Sonntag, 15. August 2010

Wer a sagt, kann auch Eimer sagen






Symbol des Tages: Dauerregen bei 16°




- ' Vor allem in seiner Geschichtsphilosophie betont Kant zudem die produktive Rolle des Konflikts ebenso nachdrücklich wie später Hegel. Um das moralisch höchste Gut, den Frieden, durchzusetzen, verfährt die Vorsehung bei Kant ohne Rücksicht auf Moral, rein utilitaristisch. Bei Brandt liest sich das so: "Ihr ist das Toben eines Tamerlan wichtiger als die gute Tat eines Rentners, und die segenreichste Figur der neueren Rechtsgeschichte ist zweifellos Hitler, auf den die europäische Einigung, eine Friedensphase in Europa von bisher unbekannter Dauer und sogar die UNO zurückgehen." Wer hätte gedacht, dass man über Kant so schreiben kann?

Nicht so viele, denke ich, Pawlik kann ich da zustimmen in seiner Rezension von Brandts "Immanuel Kant - Was bleibt?" (FAZ 14.8.10)
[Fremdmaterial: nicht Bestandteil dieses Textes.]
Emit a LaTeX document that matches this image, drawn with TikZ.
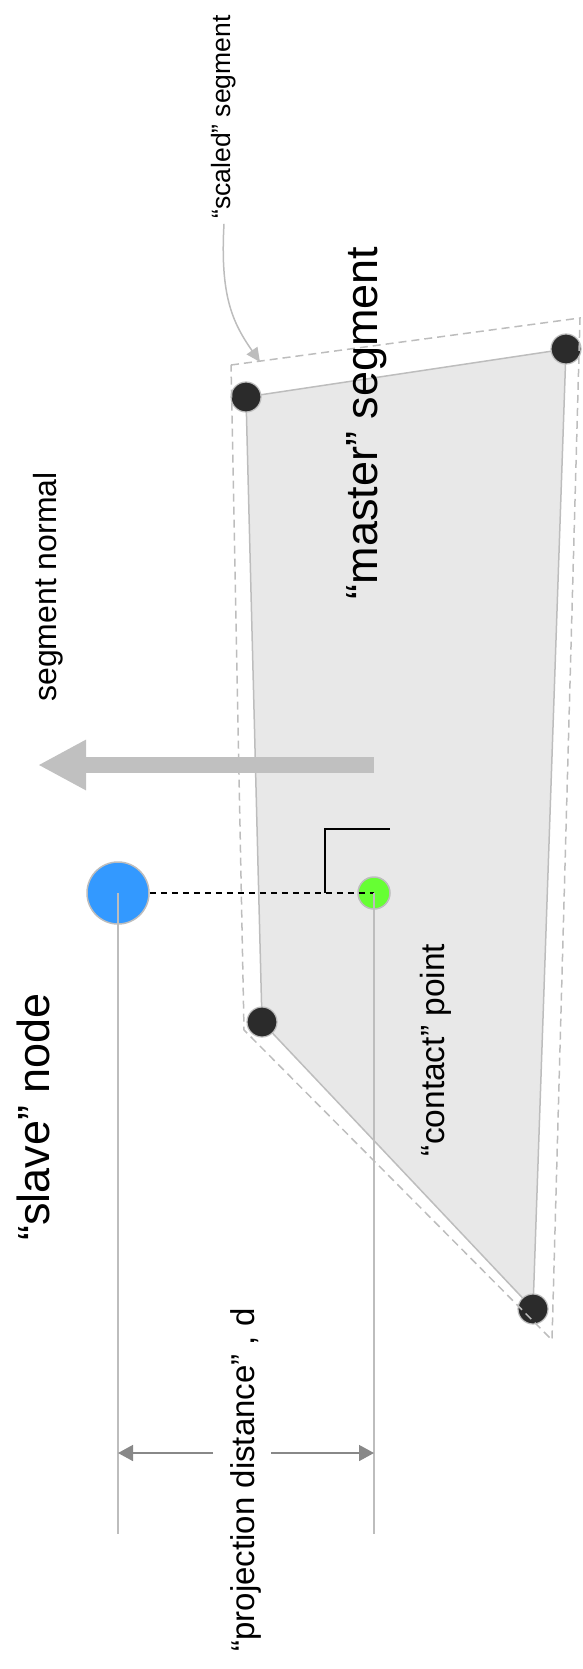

Da ist sie wieder, die Denkfigur der Entgegensetzung: Tamerlans und Hitlers Toben führt zum Weltfrieden? Der Weltgeist muß zuweilen das Kriegsroß besteigen, um dem Fortschritt die Sporen zu geben? Und die Chinesen von 2010 genießen die noch bescheidenen neuen Freiheiten, weil Mao zuvor die Millionen massakrierte? Das kann nicht so ganz begeistern, das gleiche gilt für Stalins Abermillionen Tote, Pol Pot etc.
Aber steht Maos Diktatur, sie endete mit 76 - 82 Millionen Todesopfern (vgl. Rudolph Joseph Rummel, Demozid – der befohlene Tod, G. Heinsohn, Schwarzbuch, Wiki.), wirklich in einem Sinn-Zusammenhang mit dem Aufschwung Chinas in der Gegenwart? Wie unter Mao konnte es nicht weitergehen, das war nicht nur Deng klar, und das führte zu bis heute vorsichtigen Lockerungen, die aber ihre dezentrale Eigendynamik entfalteten.
Eine europäische Einigung gab es auch schon im lateinisches Mittelalter, bevor später der Nationalismus die Staaten gegeneinander trieb. Auf dem Balkan passierte Gleiches vor wenigen Jahren und steht der Nationalismus der Serben und der Albaner immer noch scharf gegeneinander. Die von Brandt angesprochene EU hat sicher eine starke Wurzel im Hitler-Krieg zuvor. Aber andere Einigungen wären durch Handel und Tourismus ebenso denkbar, zumal mit Brüssel eine Macht im Spiele ist, die zentralistisch denkt und handelt und ihren Einfluß ausdehnen will. Die vor allem bürokratisch denkt und nur schwach demokratisch legitimiert ist. Ein Koloß auf Schreibtischfüßen, blutleer und beamtenhaft wie das staatliche Belgien, in dem katholisch-französischsprachige Wallonen und niederländisch-protestantische Flamen seit jeher und immer mehr einander nicht lieben, trotz der Zusammenspannung in einem Staat. Die EU-Logik besteht darin, neue Kriege zwischen den europäischen Staaten unmöglich zu machen durch eine europäische Superstaatbildung. Ein europäischer Staatenbund nach der Vorstellung de Gaulles ("Europa der Vaterländer") besitzt ebenfalls eine friedensfördernde Eigenschaft und vermeidet die Manipulationen, Arroganzen und Betrügereien einer Zentrale und einzelner Mitglieder, die die Zentrale für ihre Zwecke einsetzen, Stichwort Griechenland.
Zudem treiben die verdichteten und grenzenlosen Kommunikationen durch das Internet zu neuen Verständnismöglichkeiten in Europa. Und in China. In Afrika. Überall, weltweit. Diese Entwicklung dürfte bedeutender als die UN-Vollversammlung sein, in der Diktatoren wie Mugabe, Achmadineschad und Gaddafi die Mehrheit bilden.
Das Internet-Phänomen braucht nicht "das Toben eines Tamerlan", um dann zum Frieden zu kommen. Es steht für eine individueller gelagerte Logik, die die herrschenden Eliten eines Landes durch Beobachtung und Kritik zu mehr Besonnenheit verleiten kann.